Don’s Outlook 1/16/09
It has been a long time since one could argue the market got ahead of itself, but by early January the S&P 500 Index had already rallied 27 percent from its intra-day low set during the dark days of late November. One could argue it was an impressive feat given the near endless deluge of bad news and dire headlines paraded before us by the media. Although we cannot expect a V-shaped recovery amidst the economic and financial turmoil surrounding us today, moves such as these are necessary before the stock market can heal itself.

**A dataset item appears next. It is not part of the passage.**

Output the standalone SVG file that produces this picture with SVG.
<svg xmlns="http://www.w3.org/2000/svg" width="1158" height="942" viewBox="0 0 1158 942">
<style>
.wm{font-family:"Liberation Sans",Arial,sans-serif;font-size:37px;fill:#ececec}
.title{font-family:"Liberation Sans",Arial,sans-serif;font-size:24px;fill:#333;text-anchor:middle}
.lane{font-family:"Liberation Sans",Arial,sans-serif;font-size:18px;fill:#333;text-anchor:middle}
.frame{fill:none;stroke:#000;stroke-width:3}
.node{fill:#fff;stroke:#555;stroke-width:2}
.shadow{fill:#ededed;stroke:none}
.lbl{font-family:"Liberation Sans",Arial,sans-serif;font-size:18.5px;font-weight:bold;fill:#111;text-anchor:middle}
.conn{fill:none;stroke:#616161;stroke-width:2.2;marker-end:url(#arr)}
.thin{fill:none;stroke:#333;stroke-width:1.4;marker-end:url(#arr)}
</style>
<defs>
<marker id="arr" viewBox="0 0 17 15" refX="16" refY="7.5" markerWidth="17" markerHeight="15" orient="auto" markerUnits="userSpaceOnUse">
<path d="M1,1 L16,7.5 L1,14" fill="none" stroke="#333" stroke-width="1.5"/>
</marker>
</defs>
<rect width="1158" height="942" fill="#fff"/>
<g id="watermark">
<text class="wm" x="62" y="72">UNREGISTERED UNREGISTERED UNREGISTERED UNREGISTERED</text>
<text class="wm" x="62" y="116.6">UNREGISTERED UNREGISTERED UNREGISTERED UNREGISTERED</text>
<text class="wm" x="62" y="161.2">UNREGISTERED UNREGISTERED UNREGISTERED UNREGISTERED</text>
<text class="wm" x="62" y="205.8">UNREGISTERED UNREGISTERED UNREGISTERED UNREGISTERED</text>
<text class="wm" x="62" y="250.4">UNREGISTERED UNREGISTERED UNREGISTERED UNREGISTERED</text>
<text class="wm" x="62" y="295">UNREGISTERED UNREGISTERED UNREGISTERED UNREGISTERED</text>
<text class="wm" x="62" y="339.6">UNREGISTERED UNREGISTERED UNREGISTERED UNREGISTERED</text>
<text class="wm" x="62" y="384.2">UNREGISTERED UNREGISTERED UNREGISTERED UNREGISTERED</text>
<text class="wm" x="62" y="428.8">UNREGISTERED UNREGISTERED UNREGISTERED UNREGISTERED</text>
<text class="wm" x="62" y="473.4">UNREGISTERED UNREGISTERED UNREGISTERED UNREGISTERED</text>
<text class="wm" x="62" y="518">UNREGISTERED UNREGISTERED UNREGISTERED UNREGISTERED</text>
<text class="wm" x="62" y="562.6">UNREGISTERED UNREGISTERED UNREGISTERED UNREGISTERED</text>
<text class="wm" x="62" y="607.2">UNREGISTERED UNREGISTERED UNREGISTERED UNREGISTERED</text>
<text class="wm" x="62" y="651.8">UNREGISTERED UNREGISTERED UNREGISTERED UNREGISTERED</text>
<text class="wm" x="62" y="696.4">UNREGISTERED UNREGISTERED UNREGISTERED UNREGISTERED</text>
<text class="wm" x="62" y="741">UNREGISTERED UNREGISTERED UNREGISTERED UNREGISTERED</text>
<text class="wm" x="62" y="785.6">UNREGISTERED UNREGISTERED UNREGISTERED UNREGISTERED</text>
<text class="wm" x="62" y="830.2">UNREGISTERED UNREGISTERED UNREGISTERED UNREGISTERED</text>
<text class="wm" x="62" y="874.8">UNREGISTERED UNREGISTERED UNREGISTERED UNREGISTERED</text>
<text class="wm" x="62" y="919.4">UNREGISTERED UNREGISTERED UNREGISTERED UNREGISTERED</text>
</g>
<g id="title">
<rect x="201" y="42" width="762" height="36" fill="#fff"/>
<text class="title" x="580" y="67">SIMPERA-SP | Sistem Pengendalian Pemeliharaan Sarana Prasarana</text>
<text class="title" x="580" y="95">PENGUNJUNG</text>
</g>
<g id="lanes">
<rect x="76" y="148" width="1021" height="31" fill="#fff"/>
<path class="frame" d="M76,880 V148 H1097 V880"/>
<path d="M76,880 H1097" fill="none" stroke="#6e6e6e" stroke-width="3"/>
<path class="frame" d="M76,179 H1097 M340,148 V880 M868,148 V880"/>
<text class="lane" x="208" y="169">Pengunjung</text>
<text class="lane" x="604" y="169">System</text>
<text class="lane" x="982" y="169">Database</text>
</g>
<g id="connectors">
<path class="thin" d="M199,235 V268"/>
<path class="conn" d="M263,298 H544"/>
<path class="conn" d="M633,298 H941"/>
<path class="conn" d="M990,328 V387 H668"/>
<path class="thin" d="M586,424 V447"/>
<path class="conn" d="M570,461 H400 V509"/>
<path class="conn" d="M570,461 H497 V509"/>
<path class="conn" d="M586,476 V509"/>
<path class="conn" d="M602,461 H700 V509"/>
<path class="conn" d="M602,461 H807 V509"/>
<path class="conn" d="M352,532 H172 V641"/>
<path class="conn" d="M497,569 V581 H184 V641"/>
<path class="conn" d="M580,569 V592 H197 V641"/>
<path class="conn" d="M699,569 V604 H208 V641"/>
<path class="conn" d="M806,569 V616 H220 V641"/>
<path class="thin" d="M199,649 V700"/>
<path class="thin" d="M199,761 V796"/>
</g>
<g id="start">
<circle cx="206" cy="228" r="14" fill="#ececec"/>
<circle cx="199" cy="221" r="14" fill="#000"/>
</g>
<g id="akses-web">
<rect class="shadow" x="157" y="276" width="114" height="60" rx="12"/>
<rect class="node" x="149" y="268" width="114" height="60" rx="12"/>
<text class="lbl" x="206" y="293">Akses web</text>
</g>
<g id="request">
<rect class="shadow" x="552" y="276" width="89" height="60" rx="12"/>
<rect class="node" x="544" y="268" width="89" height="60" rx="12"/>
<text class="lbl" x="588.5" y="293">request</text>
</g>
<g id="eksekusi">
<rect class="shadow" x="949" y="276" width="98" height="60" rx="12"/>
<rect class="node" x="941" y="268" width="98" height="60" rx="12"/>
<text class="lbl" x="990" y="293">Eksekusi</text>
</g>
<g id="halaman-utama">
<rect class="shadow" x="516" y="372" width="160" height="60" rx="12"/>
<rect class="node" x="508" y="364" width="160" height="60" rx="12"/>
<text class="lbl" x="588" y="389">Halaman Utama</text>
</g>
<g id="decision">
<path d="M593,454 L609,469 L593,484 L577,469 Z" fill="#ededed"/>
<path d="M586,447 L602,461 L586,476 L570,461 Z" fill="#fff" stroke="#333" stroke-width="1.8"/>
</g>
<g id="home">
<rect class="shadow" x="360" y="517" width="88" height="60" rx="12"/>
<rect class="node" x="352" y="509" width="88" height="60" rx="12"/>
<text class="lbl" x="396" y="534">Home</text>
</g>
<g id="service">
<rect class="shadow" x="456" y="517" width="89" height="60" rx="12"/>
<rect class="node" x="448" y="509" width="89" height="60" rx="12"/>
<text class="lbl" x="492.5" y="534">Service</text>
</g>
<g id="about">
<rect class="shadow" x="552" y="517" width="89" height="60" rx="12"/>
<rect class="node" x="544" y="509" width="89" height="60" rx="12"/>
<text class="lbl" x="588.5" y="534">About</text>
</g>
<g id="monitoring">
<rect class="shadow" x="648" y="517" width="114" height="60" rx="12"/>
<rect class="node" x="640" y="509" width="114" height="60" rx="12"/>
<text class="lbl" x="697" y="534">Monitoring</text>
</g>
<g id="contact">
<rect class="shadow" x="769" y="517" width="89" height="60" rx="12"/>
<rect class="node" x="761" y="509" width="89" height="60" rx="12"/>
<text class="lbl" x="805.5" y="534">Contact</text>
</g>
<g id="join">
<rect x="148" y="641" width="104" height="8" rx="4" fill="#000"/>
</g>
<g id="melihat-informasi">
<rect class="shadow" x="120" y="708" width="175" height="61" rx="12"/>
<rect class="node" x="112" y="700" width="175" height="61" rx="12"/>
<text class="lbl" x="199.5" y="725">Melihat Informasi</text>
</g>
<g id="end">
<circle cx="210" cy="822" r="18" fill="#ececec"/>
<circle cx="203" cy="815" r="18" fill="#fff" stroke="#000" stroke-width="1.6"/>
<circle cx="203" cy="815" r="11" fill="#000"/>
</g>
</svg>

After watching the S&P 500 Index fall more than 10 percent from January 6 through midday trading yesterday, the Federal government stepped into the markets once again, this time shoring up Bank of America. The company, perhaps acting on government wishes, had offered to take over Merrill Lynch in September, the same day that Lehman Brothers filed for bankruptcy protection. Now the government has to pay-up in order for the deal to move forward, as the losses at Merrill threaten to drag down Bank of America, which had also purchased Countrywide at the start of 2008. Treasury will inject $20 billion into the bank, and the Federal Reserve will pick up 90 percent of any future losses on $118 billion in assets.
Federal action may have slowed the market’s descent, but it is very likely that January 6 marked the end of the latest rally that began on November 20. Bear markets do not end until the lows have been tested, and we may see the first test soon, with shares only 10 percent above their lows. Some bearish analysts don’t expect the test to succeed though. Société Général cross asset strategist Albert Edwards thinks the market will break its lows because China will slip into a major depression. He based his estimates on factors such as Chinese electricity consumption and unprecedented drops in exports from Taiwan and Korea, which may signal a decline in intermediate good imports from China.

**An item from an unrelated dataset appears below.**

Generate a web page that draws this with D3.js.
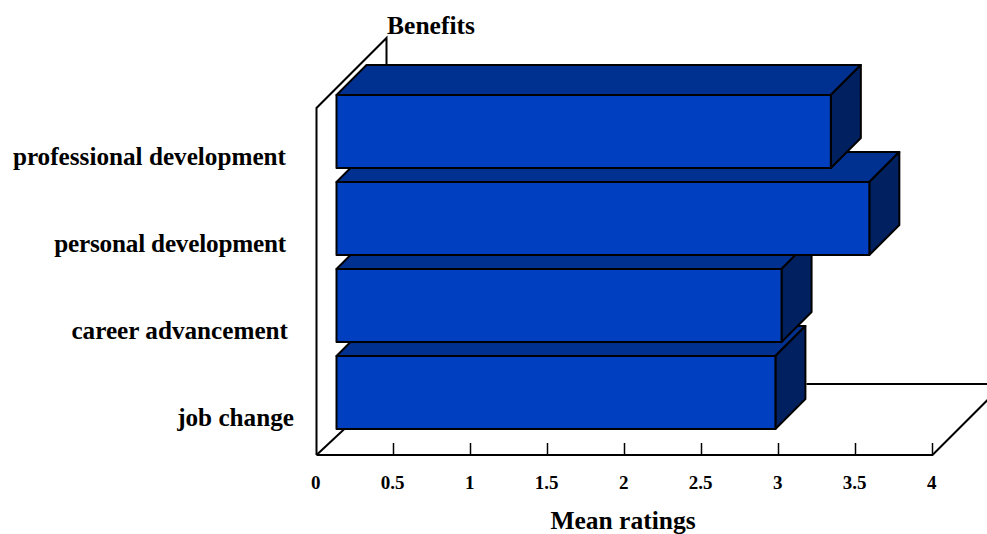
<!DOCTYPE html>
<html>
<head>
<meta charset="utf-8">
<script src="https://cdnjs.cloudflare.com/ajax/libs/d3/7.8.5/d3.min.js"></script>
<style>
html,body{margin:0;padding:0;background:#fff;overflow:hidden}
svg{display:block}
text{font-family:"Liberation Serif","Times New Roman",serif;font-weight:bold;fill:#000}
</style>
</head>
<body>
<svg id="chart" width="987" height="534"></svg>
<script>
// Mean ratings per benefit, listed top row first
const categories = ["professional development","personal development","career advancement","job change"];
const meanRatings = [3.21,3.46,2.89,2.85];
const xTicks = [0,0.5,1,1.5,2,2.5,3,3.5,4];
const xTitle = "Mean ratings";
const yTitle = "Benefits";

const svg = d3.select("#chart");
const x = d3.scaleLinear().domain([0,4]).range([316.5,932.5]);
const y = d3.scaleBand().domain(categories).range([95,429]).paddingInner(0.16);

// Projection of the chart box: wall/floor depth and bar depth
const wallDepth = 70, barDepth = 30, barInsetX = 20;
const floorY = 455, wallTop = 108;
const line = (pts) => svg.append("polyline").attr("points",pts.map(p=>p.join(",")).join(" "))
  .attr("stroke","#000").attr("stroke-width",2).attr("fill","none").attr("stroke-linejoin","miter");

// Left wall and floor outline
line([[x(0),floorY],[x(0),wallTop],[x(0)+wallDepth,wallTop-wallDepth],[x(0)+wallDepth,wallTop-wallDepth+30]]);
line([[x(0)+wallDepth+420,floorY-wallDepth-1],[x(4)+wallDepth,floorY-wallDepth-1]]);
line([[x(0),floorY],[x(4),floorY],[x(4)+wallDepth,floorY-wallDepth]]);
line([[x(0),floorY],[x(0)+30,floorY-28]]);

// Tick marks along the front edge of the floor
svg.append("g").selectAll("line").data(xTicks.slice(1)).join("line")
  .attr("x1",d=>x(d)).attr("x2",d=>x(d)).attr("y1",floorY).attr("y2",floorY-12)
  .attr("stroke","#000").attr("stroke-width",1.5);

// Boxes are painted bottom row first so upper rows overlap lower ones
const rows = categories.map((c,i)=>({c,v:meanRatings[i]})).reverse();
const poly = (g,pts,fill)=>g.append("polygon").attr("points",pts.map(p=>p.join(",")).join(" "))
  .attr("fill",fill).attr("stroke","#000").attr("stroke-width",2).attr("stroke-linejoin","round");
rows.forEach(r=>{
  const g = svg.append("g");
  const l = x(0)+barInsetX, R = x(r.v)+barInsetX, t = y(r.c), b = t+y.bandwidth();
  poly(g,[[l,t],[l+barDepth,t-barDepth],[R+barDepth,t-barDepth],[R,t]],"#003090");
  poly(g,[[R,t],[R+barDepth,t-barDepth],[R+barDepth,b-barDepth],[R,b]],"#002060");
  poly(g,[[l,t],[R,t],[R,b],[l,b]],"#0040c0");
});

// Category labels, with the small per-row shift of their right edges
const labelShift = [0,0,2,8];
const labelTracking = [0,-0.2,0,0];
svg.append("g").selectAll("text").data(categories).join("text")
  .attr("x",(d,i)=>286+labelShift[i])
  .attr("y",d=>y(d)+y.bandwidth()/2+24.6)
  .attr("dy","0.35em").attr("text-anchor","end")
  .attr("letter-spacing",(d,i)=>labelTracking[i])
  .attr("font-size",25.2).text(d=>d);

// Value axis labels
svg.append("g").selectAll("text").data(xTicks).join("text")
  .attr("x",d=>x(d)-0.8).attr("y",482.5).attr("dy","0.35em").attr("text-anchor","middle")
  .attr("font-size",19).text(d=>d);

svg.append("text").attr("x",623).attr("y",520.5).attr("dy","0.35em").attr("text-anchor","middle")
  .attr("font-size",25.5).text(xTitle);
svg.append("text").attr("x",431).attr("y",25).attr("dy","0.35em").attr("text-anchor","middle")
  .attr("font-size",25.5).text(yTitle);
</script>
</body>
</html>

Nevertheless, I do not expect a return to the gut-wrenching volatility that besieged us last fall, provided the government continues to react with drastic but appropriate measures to provide ongoing stability and liquidity to market participants. These measures are not without their ramifications, but the devil you know is still better than the devil you don’t know. The largely unprecedented intervention provides the best chance we have for economic stabilization in 2009. The speed with which the government reacted last year was even more surprising than the vast market swings that accompanied the Fed and Treasury’s every move, but these efforts should prove appropriate and will keep us from a protracted downturn, and this is why today’s outlook does not resemble that of the 1930s.